Unter Berücksichtigung der Stellungnahme der Agentur ist die Kommission der Ansicht, dass das Biozidprodukt nicht die Voraussetzung gemäß Artikel 19 Absatz 1 Buchstabe b Ziffer i der Verordnung (EU) Nr. 528/2012 in Bezug auf die Verwendung als Abwehrmittel gegen Wespen und Bienen erfüllt.

(15)

Die in diesem Beschluss vorgesehenen Maßnahmen entsprechen der Stellungnahme des Ständigen Ausschusses für Biozidprodukte —

HAT FOLGENDEN BESCHLUSS ERLASSEN:

Artikel 1

Das mit der Nummer BC-SC020110-71 in das Register für Biozidprodukte eingetragene Biozidprodukt erfüllt nicht die Voraussetzung gemäß Artikel 19 Absatz 1 Buchstabe b Ziffer i der Verordnung (EU) Nr. 528/2012 in Bezug auf die Verwendung als Abwehrmittel gegen Wespen und Bienen.

Artikel 2

Dieser Beschluss ist an die Mitgliedstaaten gerichtet.

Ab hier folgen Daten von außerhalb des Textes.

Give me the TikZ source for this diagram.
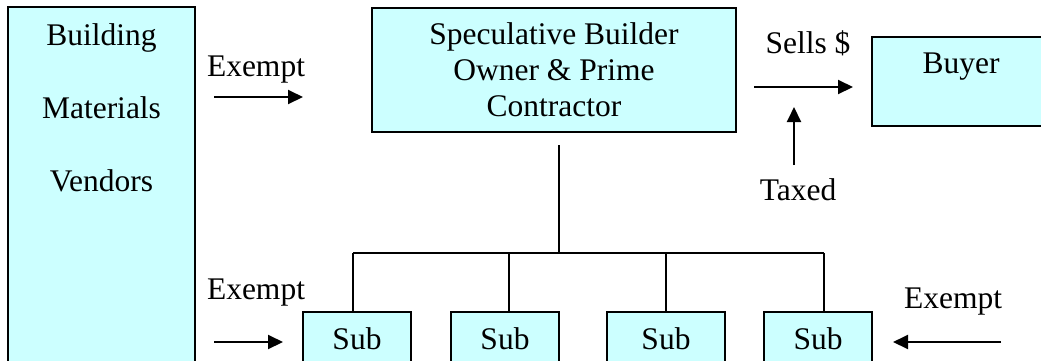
\documentclass[tikz,border=0pt]{standalone}
\usepackage{fontspec}
\setmainfont{LiberationSerif}[Extension=.ttf, UprightFont=*-Regular, BoldFont=*-Bold]
\usetikzlibrary{arrows.meta}
\definecolor{boxfill}{HTML}{CCFFFF}
\begin{document}
\begin{tikzpicture}[x=1pt,y=-1pt,
  box/.style={draw=black, line width=2pt, fill=boxfill, inner sep=0pt, outer sep=0pt},
  txt/.style={font=\rmfamily\fontsize{31.5}{36}\selectfont, inner sep=0pt, outer sep=0pt},
  arr/.style={line width=2pt, -{Triangle[length=15pt,width=14pt]}},
  conn/.style={line width=1.7pt}]
\useasboundingbox (0,0) rectangle (1041,360);
\clip (0,0) rectangle (1041,360);
% boxes
\node (vend) [box, minimum width=187pt, minimum height=393pt] at (101.5,203.5) {};
\node (vendt) [txt, align=center, font=\rmfamily\fontsize{31.5}{73}\selectfont] at (101.5,108) {Building\\Materials\\Vendors};
\node (spec) [box, minimum width=364pt, minimum height=124pt, align=center, txt] at (554,70) {Speculative Builder\\Owner \& Prime\\Contractor};
\node (buyer) [box, minimum width=178pt, minimum height=89pt] at (961,81.5) {};
\node (buyert) [txt, anchor=base] at (961,73) {Buyer};
\node (s1) [box, minimum width=108pt, minimum height=68pt] at (357,346) {};
\node (s2) [box, minimum width=108pt, minimum height=68pt] at (505,346) {};
\node (s3) [box, minimum width=118pt, minimum height=68pt] at (666,346) {};
\node (s4) [box, minimum width=108pt, minimum height=68pt] at (818,346) {};
\node (s1t) [txt, anchor=base] at (357,349) {Sub};
\node (s2t) [txt, anchor=base] at (505,349) {Sub};
\node (s3t) [txt, anchor=base] at (666,349) {Sub};
\node (s4t) [txt, anchor=base] at (818,349) {Sub};
% labels
\node (ex1) [txt, anchor=base] at (256,76) {Exempt};
\node (ex2) [txt, anchor=base] at (256,299) {Exempt};
\node (ex3) [txt, anchor=base] at (953,308) {Exempt};
\node (sells) [txt, anchor=base] at (808,53) {Sells \$};
\node (taxed) [txt, anchor=base] at (798,200) {Taxed};
% arrows
\coordinate (a1s) at (214,97);  \coordinate (a1e) at (303,97);
\coordinate (a2s) at (214,342); \coordinate (a2e) at (283,342);
\coordinate (a3s) at (754,87);  \coordinate (a3e) at (853,87);
\coordinate (a4s) at (794,165); \coordinate (a4e) at (794,107);
\coordinate (a5s) at (1001,342); \coordinate (a5e) at (893,342);
\draw[arr] (a1s) -- (a1e);
\draw[arr] (a2s) -- (a2e);
\draw[arr] (a3s) -- (a3e);
\draw[arr] (a4s) -- (a4e);
\draw[arr] (a5s) -- (a5e);
% tree
\coordinate (top) at (559,145);
\coordinate (hub) at (559,253);
\coordinate (d1) at (353,253);
\coordinate (d2) at (509,253);
\coordinate (d3) at (666,253);
\coordinate (d4) at (824,253);
\draw[conn] (top) -- (hub);
\draw[conn] (d1) -- (d4);
\draw[conn] (d1) -- (d1 |- s1.north);
\draw[conn] (d2) -- (d2 |- s2.north);
\draw[conn] (d3) -- (d3 |- s3.north);
\draw[conn] (d4) -- (d4 |- s4.north);
\end{tikzpicture}
\end{document}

Brüssel, den 7. September 2022

Für die Kommission

Stella KYRIAKIDES

Mitglied der Kommission


(1)   ABl. L 167 vom 27.6.2012, S. 1.

(2)  Die Dauer des vollständigen Schutzes ist definiert als der Zeitraum zwischen dem Aufbringen des Abwehrmittels und dem Auftreten von zwei oder mehr Stichen auf der behandelten Haut oder dem ersten bestätigten Stich (ein Stich, dem binnen 30 Minuten ein weiterer folgt).